(Figure scripts)
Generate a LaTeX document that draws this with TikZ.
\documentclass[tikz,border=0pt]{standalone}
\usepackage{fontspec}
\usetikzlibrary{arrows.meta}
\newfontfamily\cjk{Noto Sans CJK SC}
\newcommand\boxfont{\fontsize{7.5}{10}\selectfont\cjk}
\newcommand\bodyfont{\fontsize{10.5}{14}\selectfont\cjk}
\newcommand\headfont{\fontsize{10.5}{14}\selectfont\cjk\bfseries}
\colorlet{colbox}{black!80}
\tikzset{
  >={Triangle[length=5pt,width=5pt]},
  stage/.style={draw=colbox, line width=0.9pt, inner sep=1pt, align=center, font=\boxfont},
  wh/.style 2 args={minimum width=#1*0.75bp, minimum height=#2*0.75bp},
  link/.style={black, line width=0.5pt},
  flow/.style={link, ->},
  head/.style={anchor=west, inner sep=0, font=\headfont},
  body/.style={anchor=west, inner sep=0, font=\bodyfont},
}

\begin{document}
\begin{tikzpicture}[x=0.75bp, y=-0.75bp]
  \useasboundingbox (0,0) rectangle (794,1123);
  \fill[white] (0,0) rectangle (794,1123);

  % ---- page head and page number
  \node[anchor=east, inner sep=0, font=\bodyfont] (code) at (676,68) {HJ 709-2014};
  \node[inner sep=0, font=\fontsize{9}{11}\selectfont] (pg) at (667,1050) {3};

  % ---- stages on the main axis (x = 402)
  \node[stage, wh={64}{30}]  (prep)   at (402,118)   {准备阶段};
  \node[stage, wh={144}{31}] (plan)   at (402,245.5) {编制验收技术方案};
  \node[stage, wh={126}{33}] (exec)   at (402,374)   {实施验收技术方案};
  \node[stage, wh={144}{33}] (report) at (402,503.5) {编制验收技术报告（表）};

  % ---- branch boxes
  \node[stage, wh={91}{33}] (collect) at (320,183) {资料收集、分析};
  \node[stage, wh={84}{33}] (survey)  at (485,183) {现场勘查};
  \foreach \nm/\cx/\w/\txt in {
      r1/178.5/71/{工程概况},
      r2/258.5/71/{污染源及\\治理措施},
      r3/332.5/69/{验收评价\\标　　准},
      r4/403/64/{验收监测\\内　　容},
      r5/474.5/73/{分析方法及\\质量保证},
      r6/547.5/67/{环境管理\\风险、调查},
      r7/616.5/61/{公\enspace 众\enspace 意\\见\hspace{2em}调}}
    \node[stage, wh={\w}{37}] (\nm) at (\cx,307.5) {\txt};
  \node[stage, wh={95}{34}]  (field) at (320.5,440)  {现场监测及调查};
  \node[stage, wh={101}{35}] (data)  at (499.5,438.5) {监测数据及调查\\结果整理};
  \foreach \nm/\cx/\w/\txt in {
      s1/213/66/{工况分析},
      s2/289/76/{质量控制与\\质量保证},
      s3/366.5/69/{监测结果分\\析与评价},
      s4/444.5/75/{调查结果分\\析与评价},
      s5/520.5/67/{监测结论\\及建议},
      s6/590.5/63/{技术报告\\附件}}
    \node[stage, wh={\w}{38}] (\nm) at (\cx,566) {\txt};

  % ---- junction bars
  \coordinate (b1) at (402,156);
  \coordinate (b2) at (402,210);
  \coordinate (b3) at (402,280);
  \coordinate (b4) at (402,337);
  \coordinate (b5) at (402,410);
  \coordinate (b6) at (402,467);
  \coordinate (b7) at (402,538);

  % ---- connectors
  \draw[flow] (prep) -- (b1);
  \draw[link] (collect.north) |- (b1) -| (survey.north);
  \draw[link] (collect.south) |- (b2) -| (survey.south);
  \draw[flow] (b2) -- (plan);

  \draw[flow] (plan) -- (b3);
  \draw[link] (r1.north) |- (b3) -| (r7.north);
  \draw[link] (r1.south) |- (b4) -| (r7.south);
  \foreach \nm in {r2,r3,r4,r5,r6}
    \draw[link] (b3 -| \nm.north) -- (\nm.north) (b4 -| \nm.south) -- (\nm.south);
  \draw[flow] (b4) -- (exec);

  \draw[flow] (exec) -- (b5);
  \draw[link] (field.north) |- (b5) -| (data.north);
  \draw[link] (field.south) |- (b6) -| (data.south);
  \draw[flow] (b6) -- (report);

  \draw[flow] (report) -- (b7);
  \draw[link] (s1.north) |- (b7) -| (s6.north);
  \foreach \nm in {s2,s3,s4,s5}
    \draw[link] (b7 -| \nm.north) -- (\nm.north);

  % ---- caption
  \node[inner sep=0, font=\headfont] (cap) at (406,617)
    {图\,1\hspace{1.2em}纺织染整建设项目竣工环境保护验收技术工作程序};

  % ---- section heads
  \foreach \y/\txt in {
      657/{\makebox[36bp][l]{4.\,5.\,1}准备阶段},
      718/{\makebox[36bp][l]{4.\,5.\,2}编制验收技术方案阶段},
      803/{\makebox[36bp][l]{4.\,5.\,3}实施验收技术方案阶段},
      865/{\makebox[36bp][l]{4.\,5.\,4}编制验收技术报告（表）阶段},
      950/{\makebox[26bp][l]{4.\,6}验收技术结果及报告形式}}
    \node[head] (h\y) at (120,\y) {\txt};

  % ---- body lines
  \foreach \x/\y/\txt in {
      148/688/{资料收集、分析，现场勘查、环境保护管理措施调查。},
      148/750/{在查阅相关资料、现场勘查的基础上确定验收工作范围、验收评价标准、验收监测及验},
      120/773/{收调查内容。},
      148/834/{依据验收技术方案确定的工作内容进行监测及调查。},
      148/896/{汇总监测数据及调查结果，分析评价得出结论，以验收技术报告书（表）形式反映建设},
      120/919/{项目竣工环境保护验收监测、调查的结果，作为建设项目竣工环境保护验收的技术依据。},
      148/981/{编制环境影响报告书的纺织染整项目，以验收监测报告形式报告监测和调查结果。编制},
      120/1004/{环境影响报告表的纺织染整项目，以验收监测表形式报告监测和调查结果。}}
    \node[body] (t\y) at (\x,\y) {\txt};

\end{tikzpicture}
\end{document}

...

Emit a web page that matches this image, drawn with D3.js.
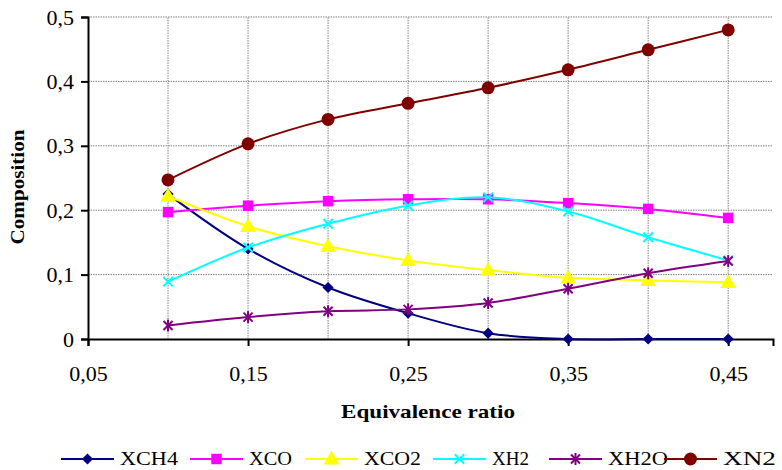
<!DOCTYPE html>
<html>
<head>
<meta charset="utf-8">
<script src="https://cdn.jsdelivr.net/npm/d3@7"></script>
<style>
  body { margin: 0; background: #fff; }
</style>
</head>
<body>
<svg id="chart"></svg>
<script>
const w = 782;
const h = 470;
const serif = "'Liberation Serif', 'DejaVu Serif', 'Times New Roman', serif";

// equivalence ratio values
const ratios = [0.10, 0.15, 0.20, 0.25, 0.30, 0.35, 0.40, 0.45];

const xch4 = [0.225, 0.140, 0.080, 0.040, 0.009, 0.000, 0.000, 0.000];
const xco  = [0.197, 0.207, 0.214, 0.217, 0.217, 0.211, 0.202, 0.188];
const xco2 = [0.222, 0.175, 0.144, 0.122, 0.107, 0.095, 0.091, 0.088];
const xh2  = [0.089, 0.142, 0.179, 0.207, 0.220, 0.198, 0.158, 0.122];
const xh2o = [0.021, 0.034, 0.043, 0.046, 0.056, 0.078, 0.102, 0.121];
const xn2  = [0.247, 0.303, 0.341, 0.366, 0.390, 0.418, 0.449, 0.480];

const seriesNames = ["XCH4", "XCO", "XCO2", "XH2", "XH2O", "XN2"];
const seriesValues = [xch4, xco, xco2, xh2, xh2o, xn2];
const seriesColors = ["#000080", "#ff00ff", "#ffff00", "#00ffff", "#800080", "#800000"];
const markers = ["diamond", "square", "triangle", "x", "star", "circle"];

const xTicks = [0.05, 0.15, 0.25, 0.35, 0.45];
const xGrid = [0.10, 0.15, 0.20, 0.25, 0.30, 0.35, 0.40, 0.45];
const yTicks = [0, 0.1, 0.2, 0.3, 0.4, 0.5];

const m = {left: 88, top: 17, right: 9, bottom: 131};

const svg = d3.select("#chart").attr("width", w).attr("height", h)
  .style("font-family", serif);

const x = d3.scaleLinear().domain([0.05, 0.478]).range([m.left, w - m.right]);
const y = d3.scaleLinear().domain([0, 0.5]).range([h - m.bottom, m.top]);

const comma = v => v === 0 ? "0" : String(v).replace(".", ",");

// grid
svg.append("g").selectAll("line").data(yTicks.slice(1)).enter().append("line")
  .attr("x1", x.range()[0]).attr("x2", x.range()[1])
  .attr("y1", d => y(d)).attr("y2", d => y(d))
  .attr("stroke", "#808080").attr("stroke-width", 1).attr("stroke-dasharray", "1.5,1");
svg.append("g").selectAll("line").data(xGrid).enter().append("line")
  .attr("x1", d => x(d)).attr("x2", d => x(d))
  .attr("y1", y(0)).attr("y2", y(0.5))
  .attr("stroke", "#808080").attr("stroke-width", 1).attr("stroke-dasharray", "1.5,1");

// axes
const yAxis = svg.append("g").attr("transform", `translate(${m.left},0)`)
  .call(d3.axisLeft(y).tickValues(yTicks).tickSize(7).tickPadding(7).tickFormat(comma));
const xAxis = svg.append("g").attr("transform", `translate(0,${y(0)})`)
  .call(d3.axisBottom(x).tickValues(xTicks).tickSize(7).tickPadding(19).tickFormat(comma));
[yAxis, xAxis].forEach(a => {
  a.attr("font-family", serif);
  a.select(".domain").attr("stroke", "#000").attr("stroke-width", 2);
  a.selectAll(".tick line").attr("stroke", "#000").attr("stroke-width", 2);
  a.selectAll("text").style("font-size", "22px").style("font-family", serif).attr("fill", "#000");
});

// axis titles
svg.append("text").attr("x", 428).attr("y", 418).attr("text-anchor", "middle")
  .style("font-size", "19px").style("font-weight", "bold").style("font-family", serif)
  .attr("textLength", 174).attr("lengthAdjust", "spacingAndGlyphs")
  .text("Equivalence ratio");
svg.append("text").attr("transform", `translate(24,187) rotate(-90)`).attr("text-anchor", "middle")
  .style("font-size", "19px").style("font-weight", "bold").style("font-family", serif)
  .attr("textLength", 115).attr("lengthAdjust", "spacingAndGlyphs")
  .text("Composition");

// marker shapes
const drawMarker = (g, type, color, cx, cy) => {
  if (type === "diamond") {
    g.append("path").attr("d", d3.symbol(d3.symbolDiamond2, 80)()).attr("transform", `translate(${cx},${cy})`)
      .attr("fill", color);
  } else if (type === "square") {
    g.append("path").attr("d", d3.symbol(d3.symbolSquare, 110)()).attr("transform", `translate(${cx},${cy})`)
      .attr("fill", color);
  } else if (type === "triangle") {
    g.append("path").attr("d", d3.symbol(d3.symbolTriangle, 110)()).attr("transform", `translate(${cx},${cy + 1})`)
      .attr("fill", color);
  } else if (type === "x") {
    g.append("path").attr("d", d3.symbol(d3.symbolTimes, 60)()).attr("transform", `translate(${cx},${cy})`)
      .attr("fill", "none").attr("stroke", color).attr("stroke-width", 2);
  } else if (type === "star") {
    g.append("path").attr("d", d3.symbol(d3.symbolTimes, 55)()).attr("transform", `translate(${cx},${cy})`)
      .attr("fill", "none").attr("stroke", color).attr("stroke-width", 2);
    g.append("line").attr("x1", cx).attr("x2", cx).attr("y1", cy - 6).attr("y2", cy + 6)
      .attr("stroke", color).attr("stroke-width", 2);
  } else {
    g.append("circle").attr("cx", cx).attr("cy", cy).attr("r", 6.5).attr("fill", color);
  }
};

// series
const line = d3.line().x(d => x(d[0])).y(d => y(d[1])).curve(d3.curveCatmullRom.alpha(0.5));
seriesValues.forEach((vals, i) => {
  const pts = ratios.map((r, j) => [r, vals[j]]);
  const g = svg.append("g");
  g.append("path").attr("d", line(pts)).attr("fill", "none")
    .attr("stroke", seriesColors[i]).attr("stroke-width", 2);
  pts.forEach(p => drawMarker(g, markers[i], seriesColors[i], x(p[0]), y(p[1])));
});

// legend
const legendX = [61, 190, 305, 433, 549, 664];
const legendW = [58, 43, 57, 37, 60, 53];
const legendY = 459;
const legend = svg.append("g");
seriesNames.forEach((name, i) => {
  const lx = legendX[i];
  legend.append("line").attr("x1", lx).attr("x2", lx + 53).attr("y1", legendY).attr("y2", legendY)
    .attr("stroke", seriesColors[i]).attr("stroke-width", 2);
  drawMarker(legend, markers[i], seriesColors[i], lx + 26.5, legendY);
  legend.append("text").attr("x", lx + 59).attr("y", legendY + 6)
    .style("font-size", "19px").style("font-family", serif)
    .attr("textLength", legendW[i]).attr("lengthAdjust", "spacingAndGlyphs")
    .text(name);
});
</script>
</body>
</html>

Task goal:
Both the line with "Emit a web page" and the line with "const ratios = [0.10, 0.15, 0.20, 0.25, 0.30, 0.35, 0.40, 0.45];" belong in the copy, along with every line between them; set them down exactly and skip the pictures.

The completed task:
Emit a web page that matches this image, drawn with D3.js.
<!DOCTYPE html>
<html>
<head>
<meta charset="utf-8">
<script src="https://cdn.jsdelivr.net/npm/d3@7"></script>
<style>
  body { margin: 0; background: #fff; }
</style>
</head>
<body>
<svg id="chart"></svg>
<script>
const w = 782;
const h = 470;
const serif = "'Liberation Serif', 'DejaVu Serif', 'Times New Roman', serif";

// equivalence ratio values
const ratios = [0.10, 0.15, 0.20, 0.25, 0.30, 0.35, 0.40, 0.45];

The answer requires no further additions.